A ação foi ajuizada por Rodrigo Janot quando ele era procurador-geral da República. Janot questionou a limitação ao uso como prova na Justiça dos dados de apurações de acidentes, além das restrições para a polícia e o Ministério Público acessarem os destroços das aeronaves.

Segundo a ação, as restrições violam o direito ao acesso à Justiça, à ampla defesa e ao contraditório, impedindo que advogados de pessoas afetadas por acidentes atuem e limitando o poder do MP.

Por fim, alegou Janot, as restrições impostas pela lei de 2014 configuram, na prática, uma negação da Justiça, já que colocam barreiras ao acesso a provas.

Voto do relator

Para Nunes Marques, a globalização e o aumento da utilização do transporte aéreo trazem a necessidade de estabelecimento de regras e padrões internacionais, a fim de garantir uniformidade, segurança e cooperação entre países na prestação de serviços aéreos.

“A circunstância de que os modelos de aeronaves e demais equipamentos aéreos são fabricados por poucas empresas no mundo também torna a padronização de procedimentos um fator de grande importância para a segurança aérea: o acidente que é bem investigado em um local pode resultar na aquisição de conhecimentos para a prevenção de outros acidentes semelhantes no futuro.”

O ministro destacou que o Brasil é signatário da Convenção de Chicago, que trata da aviação civil internacional e criou regramento sobre acidentes aéreos, privilegiando investigações que tenham como objetivo evitar novos desastres.

“De acordo com o item ‘5.4.1’, todo procedimento judicial ou administrativo para determinar culpa ou responsabilidade deve ser independente da investigação de acidente aeronáutico. Essa norma orientou a introdução do modelo dualista de investigação de acidentes aeronáuticos, composto pelo sistema policial-judiciário e pelo sistema de investigação e prevenção de acidentes aeronáuticos.”

Nunes Marques também considerou constitucionais trechos da norma de 2014 segundo os quais a investigação do Sipaer tem precedência sobre as demais apurações. De acordo com o ministro, órgãos especializados em aviação devem ter preferência, levando em conta que as demais atuações podem até danificar provas por falta de conhecimento técnico sobre equipamentos aeronáuticos.

Por fim, o magistrado considerou constitucional o sigilo estabelecido em investigações do Sipaer. O objetivo, disse ele, é evitar que depoimentos importantes para solucionar acidentes acabem não sendo dados por medo de consequências no âmbito judicial.

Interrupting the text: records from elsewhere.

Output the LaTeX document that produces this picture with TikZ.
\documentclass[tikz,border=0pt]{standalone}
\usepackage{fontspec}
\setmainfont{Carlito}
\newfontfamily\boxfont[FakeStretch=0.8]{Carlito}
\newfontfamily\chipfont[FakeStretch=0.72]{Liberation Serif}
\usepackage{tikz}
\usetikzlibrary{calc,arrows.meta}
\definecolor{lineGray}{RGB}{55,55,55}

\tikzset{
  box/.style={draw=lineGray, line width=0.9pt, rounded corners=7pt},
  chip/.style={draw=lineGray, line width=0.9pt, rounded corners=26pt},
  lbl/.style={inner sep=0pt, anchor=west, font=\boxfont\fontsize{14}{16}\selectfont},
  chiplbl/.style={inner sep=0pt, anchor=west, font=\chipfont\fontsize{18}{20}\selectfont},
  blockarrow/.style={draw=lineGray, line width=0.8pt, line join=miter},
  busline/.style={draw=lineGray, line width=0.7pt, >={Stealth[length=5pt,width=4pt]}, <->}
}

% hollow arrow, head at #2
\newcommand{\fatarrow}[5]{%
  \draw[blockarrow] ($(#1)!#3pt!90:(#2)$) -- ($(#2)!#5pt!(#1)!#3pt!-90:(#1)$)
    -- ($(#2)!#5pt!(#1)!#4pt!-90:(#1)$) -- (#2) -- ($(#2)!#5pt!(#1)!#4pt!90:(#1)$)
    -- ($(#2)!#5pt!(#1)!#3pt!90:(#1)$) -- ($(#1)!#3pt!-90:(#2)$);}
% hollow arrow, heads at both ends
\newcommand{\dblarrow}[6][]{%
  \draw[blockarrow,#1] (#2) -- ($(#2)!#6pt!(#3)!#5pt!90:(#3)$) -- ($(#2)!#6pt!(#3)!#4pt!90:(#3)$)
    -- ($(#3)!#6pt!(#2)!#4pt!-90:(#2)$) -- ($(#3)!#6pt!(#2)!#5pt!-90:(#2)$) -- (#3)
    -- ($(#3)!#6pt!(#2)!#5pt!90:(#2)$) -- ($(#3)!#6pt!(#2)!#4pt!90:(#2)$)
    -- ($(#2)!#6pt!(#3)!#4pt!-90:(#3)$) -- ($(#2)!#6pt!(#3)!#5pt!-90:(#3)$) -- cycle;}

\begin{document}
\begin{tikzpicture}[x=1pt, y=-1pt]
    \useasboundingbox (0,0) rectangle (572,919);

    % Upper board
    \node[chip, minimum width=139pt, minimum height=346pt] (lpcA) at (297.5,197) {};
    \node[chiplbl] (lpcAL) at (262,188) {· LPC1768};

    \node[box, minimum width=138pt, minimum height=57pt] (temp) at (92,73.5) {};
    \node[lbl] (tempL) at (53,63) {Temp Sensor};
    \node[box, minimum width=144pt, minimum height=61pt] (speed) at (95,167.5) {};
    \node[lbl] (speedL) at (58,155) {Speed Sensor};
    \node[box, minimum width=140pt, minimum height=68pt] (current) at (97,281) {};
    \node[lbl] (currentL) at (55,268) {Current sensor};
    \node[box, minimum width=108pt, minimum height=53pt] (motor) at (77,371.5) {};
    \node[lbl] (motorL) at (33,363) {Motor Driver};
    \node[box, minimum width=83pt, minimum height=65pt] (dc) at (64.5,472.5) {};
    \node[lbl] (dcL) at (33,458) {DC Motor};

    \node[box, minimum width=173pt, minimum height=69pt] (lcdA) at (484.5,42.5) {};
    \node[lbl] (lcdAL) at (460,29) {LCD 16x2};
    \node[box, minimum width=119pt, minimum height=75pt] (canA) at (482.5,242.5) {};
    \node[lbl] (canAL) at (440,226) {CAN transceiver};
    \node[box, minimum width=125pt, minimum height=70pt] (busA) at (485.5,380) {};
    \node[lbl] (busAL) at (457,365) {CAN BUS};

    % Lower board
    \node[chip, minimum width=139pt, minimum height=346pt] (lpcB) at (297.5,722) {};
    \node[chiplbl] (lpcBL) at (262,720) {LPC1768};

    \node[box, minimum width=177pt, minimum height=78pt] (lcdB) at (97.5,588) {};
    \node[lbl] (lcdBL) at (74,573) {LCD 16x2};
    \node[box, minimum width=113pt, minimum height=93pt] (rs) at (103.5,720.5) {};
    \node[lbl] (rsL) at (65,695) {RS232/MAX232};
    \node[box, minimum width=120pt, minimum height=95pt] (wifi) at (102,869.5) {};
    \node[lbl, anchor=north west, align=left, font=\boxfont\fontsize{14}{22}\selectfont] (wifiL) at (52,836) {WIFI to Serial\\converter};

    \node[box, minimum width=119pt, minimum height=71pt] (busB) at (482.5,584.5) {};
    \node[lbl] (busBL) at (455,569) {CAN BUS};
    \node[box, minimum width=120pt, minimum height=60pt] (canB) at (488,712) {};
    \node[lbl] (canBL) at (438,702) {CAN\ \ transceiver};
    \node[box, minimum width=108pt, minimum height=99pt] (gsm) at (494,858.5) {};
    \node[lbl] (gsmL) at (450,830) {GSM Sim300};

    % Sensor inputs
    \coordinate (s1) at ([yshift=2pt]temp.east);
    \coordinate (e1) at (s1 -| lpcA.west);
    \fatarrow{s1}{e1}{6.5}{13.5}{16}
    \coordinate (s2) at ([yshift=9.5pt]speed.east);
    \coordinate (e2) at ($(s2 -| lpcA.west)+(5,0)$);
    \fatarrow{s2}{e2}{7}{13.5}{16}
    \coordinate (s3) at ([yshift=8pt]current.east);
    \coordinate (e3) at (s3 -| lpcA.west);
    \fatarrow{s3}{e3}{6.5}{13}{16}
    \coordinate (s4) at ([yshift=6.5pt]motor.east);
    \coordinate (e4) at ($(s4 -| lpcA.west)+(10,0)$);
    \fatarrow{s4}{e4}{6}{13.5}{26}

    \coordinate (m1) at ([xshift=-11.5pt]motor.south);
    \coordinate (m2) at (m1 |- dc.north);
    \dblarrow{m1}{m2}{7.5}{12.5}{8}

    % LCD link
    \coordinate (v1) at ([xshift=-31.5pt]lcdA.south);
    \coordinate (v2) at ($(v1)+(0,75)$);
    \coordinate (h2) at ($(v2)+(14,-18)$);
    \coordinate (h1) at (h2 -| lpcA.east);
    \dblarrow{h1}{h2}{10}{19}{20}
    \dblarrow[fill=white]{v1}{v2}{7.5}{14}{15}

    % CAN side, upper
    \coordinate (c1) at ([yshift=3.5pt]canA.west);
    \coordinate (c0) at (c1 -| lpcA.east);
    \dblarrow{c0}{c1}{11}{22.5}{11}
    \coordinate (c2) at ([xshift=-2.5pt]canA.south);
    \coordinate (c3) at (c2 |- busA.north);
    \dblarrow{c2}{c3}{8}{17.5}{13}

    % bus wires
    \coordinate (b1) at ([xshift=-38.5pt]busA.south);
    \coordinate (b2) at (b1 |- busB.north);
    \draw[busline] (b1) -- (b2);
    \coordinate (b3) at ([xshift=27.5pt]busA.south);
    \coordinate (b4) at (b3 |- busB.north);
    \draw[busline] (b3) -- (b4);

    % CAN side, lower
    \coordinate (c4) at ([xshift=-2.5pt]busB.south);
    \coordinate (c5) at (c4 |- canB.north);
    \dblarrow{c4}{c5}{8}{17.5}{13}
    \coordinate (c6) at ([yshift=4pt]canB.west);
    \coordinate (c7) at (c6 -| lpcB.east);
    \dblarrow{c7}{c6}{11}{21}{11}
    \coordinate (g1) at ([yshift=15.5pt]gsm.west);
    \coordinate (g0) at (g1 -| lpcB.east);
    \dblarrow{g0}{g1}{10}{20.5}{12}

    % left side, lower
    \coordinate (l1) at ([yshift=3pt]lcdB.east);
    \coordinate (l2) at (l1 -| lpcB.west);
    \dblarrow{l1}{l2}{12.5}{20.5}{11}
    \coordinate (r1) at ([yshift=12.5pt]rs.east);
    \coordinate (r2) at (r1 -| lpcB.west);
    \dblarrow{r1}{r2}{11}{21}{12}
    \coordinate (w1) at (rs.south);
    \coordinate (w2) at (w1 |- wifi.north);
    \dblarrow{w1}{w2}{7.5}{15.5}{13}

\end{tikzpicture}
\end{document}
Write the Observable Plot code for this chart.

“Os sigilos estabelecidos para a investigação do Sipaer têm por objetivo, essencialmente, evitar que depoimentos autoincriminatórios (que podem ter grande importância para a segurança aérea) sejam usados no processo penal. Ora, todo tipo de autoincriminação, não sendo uma confissão espontânea e consciente, viola, isso sim, o devido processo legal.”

Divergência

Flávio Dino abriu divergência quanto aos trechos que estabelecem que a investigação do Sipaer tem preferência sobre as demais. De acordo com ele, nada impede que o sistema faça seu trabalho simultaneamente à atuação da Polícia Federal e do Ministério Público. Para ele, os dispositivos acabam deixando de lado os direitos dos familiares de vítimas de acidentes aéreos.

“O acesso aos vestígios, ao material, pode ser concomitante. Por que o perito da PF tem de aguardar autorização do perito da aeronáutica? Creio que há uma perda de eficiência.”

Para Dino, esse tipo de subordinação contraria o princípio do devido processo legal, a inafastabilidade da jurisdição e os deveres do juiz da garantia, responsável por autorizar o acesso a provas.